------ Data provided

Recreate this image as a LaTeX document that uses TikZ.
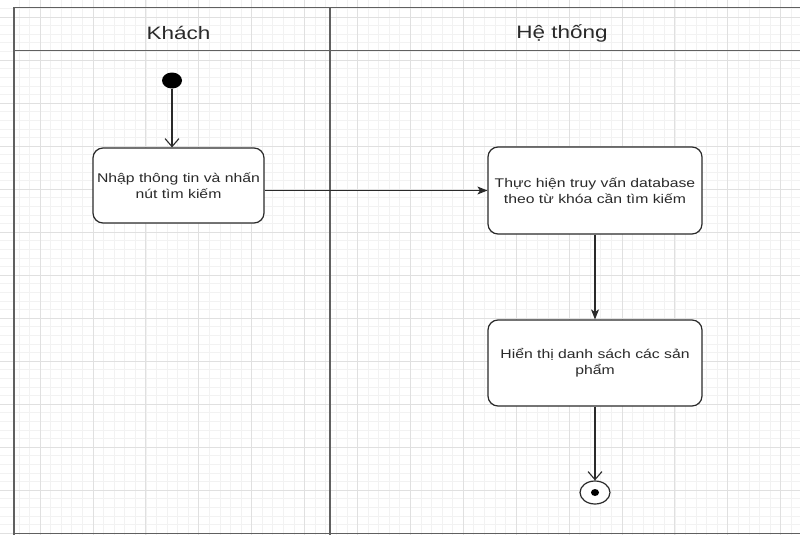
\documentclass[tikz,border=0pt]{standalone}
\usepackage{fontspec}
\usetikzlibrary{arrows.meta,shapes.geometric}
\newfontfamily\lanefont[FakeStretch=1.25]{Liberation Sans}
\definecolor{gridMajorColor}{HTML}{E0E0E0}
\definecolor{gridMinorColor}{HTML}{F2F2F2}
\definecolor{laneColor}{HTML}{606060}
\definecolor{inkColor}{HTML}{2A2A2A}
\begin{document}
\begin{tikzpicture}
[x=1pt,y=-1pt,
  gridMinor/.style={gridMinorColor,line width=0.6pt},%
  gridMajor/.style={gridMajorColor,line width=0.8pt},
  laneLine/.style={laneColor,line width=1.5pt},
  laneTitle/.style={font=\lanefont\fontsize{18}{20}\selectfont,text=inkColor},
  actionBox/.style={shape=rectangle,rounded corners=10pt,draw=inkColor,
    line width=1.2pt,fill=white,align=center,text=inkColor,inner sep=2pt,
    font=\lanefont\fontsize{12.6}{16}\selectfont},
  lineDecorate/.style={inkColor,line width=1.1pt},
  openTip/.style={-{Straight Barb[length=8pt,width=14pt]}},
  fillTip/.style={-{Stealth[length=10pt,width=8pt,inset=2.5pt]}}]
\useasboundingbox (0,0) rectangle (800,535);
\fill[white] (0,0) rectangle (800,535);
%% background grid
\foreach \k in {-2,...,76} {\draw[gridMinor] ({40+\k*10.58},0) -- ++(0,535);}
\foreach \k in {-2,...,61} {\draw[gridMinor] (0,{17+\k*8.6}) -- ++(800,0);}
\foreach \k in {-1,...,15} {\draw[gridMajor] ({40+\k*52.9},0) -- ++(0,535);}
\foreach \k in {0,...,12} {\draw[gridMajor] (0,{17+\k*43}) -- ++(800,0);}
%% swimlanes
\draw[laneLine] (14,7.5) -- (800,7.5);
\draw[laneLine] (14,50.5) -- (800,50.5);
\draw[laneLine] (14,533.5) -- (800,533.5);
\draw[laneLine] (14,7.5) -- (14,535);
\draw[laneLine] (330,7.5) -- (330,535);
\node (khach) at (178.5,33) [laneTitle] {Khách};
\node (hethong) at (562,33) [laneTitle] {Hệ thống};
%% nodes or vertices
\node (start) at (172,80.5) [shape=ellipse,fill=black,inner sep=0pt,
  minimum width=20pt,minimum height=16pt] {};
\node (nhap) at (178.5,185.5) [actionBox,minimum width=171pt,minimum height=75pt]
  {Nhập thông tin và nhấn\\nút tìm kiếm};
\node (truyvan) at (595,190.5) [actionBox,minimum width=214pt,minimum height=87pt]
  {Thực hiện truy vấn database\\theo từ khóa cần tìm kiếm};
\node (hienthi) at (595,363) [actionBox,minimum width=214pt,minimum height=86pt]
  {Hiển thị danh sách các sản\\phẩm};
\node (ketthuc) at (595,492.5) [shape=ellipse,draw=inkColor,line width=1.2pt,
  fill=white,inner sep=0pt,minimum width=30pt,minimum height=23pt] {};
\node (ketthucDot) at (ketthuc) [shape=ellipse,fill=black,inner sep=0pt,
  minimum width=8pt,minimum height=7pt] {};
%% edges or lines
\path
\foreach \startnode/\endnode/\tip in {
  start/start |- nhap.north/openTip, nhap.east |- truyvan/truyvan/fillTip,
  truyvan/hienthi/fillTip, hienthi/ketthuc/openTip}
{
  (\startnode) edge[lineDecorate,\tip] (\endnode)
};
\end{tikzpicture}
\end{document}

------------

| Direction |
Word for word, quote the lines above. Omit the pictures.

| Full response |
Recreate this image as a LaTeX document that uses TikZ.
\documentclass[tikz,border=0pt]{standalone}
\usepackage{fontspec}
\usetikzlibrary{arrows.meta,shapes.geometric}
\newfontfamily\lanefont[FakeStretch=1.25]{Liberation Sans}
\definecolor{gridMajorColor}{HTML}{E0E0E0}
\definecolor{gridMinorColor}{HTML}{F2F2F2}
\definecolor{laneColor}{HTML}{606060}
\definecolor{inkColor}{HTML}{2A2A2A}
\begin{document}
\begin{tikzpicture}
[x=1pt,y=-1pt,
  gridMinor/.style={gridMinorColor,line width=0.6pt},%
  gridMajor/.style={gridMajorColor,line width=0.8pt},
  laneLine/.style={laneColor,line width=1.5pt},
  laneTitle/.style={font=\lanefont\fontsize{18}{20}\selectfont,text=inkColor},
  actionBox/.style={shape=rectangle,rounded corners=10pt,draw=inkColor,
    line width=1.2pt,fill=white,align=center,text=inkColor,inner sep=2pt,
    font=\lanefont\fontsize{12.6}{16}\selectfont},
  lineDecorate/.style={inkColor,line width=1.1pt},
  openTip/.style={-{Straight Barb[length=8pt,width=14pt]}},
  fillTip/.style={-{Stealth[length=10pt,width=8pt,inset=2.5pt]}}]
\useasboundingbox (0,0) rectangle (800,535);
\fill[white] (0,0) rectangle (800,535);
%% background grid
\foreach \k in {-2,...,76} {\draw[gridMinor] ({40+\k*10.58},0) -- ++(0,535);}
\foreach \k in {-2,...,61} {\draw[gridMinor] (0,{17+\k*8.6}) -- ++(800,0);}
\foreach \k in {-1,...,15} {\draw[gridMajor] ({40+\k*52.9},0) -- ++(0,535);}
\foreach \k in {0,...,12} {\draw[gridMajor] (0,{17+\k*43}) -- ++(800,0);}
%% swimlanes
\draw[laneLine] (14,7.5) -- (800,7.5);
\draw[laneLine] (14,50.5) -- (800,50.5);
\draw[laneLine] (14,533.5) -- (800,533.5);
\draw[laneLine] (14,7.5) -- (14,535);
\draw[laneLine] (330,7.5) -- (330,535);
\node (khach) at (178.5,33) [laneTitle] {Khách};
\node (hethong) at (562,33) [laneTitle] {Hệ thống};
%% nodes or vertices
\node (start) at (172,80.5) [shape=ellipse,fill=black,inner sep=0pt,
  minimum width=20pt,minimum height=16pt] {};
\node (nhap) at (178.5,185.5) [actionBox,minimum width=171pt,minimum height=75pt]
  {Nhập thông tin và nhấn\\nút tìm kiếm};
\node (truyvan) at (595,190.5) [actionBox,minimum width=214pt,minimum height=87pt]
  {Thực hiện truy vấn database\\theo từ khóa cần tìm kiếm};
\node (hienthi) at (595,363) [actionBox,minimum width=214pt,minimum height=86pt]
  {Hiển thị danh sách các sản\\phẩm};
\node (ketthuc) at (595,492.5) [shape=ellipse,draw=inkColor,line width=1.2pt,
  fill=white,inner sep=0pt,minimum width=30pt,minimum height=23pt] {};
\node (ketthucDot) at (ketthuc) [shape=ellipse,fill=black,inner sep=0pt,
  minimum width=8pt,minimum height=7pt] {};
%% edges or lines
\path
\foreach \startnode/\endnode/\tip in {
  start/start |- nhap.north/openTip, nhap.east |- truyvan/truyvan/fillTip,
  truyvan/hienthi/fillTip, hienthi/ketthuc/openTip}
{
  (\startnode) edge[lineDecorate,\tip] (\endnode)
};
\end{tikzpicture}
\end{document}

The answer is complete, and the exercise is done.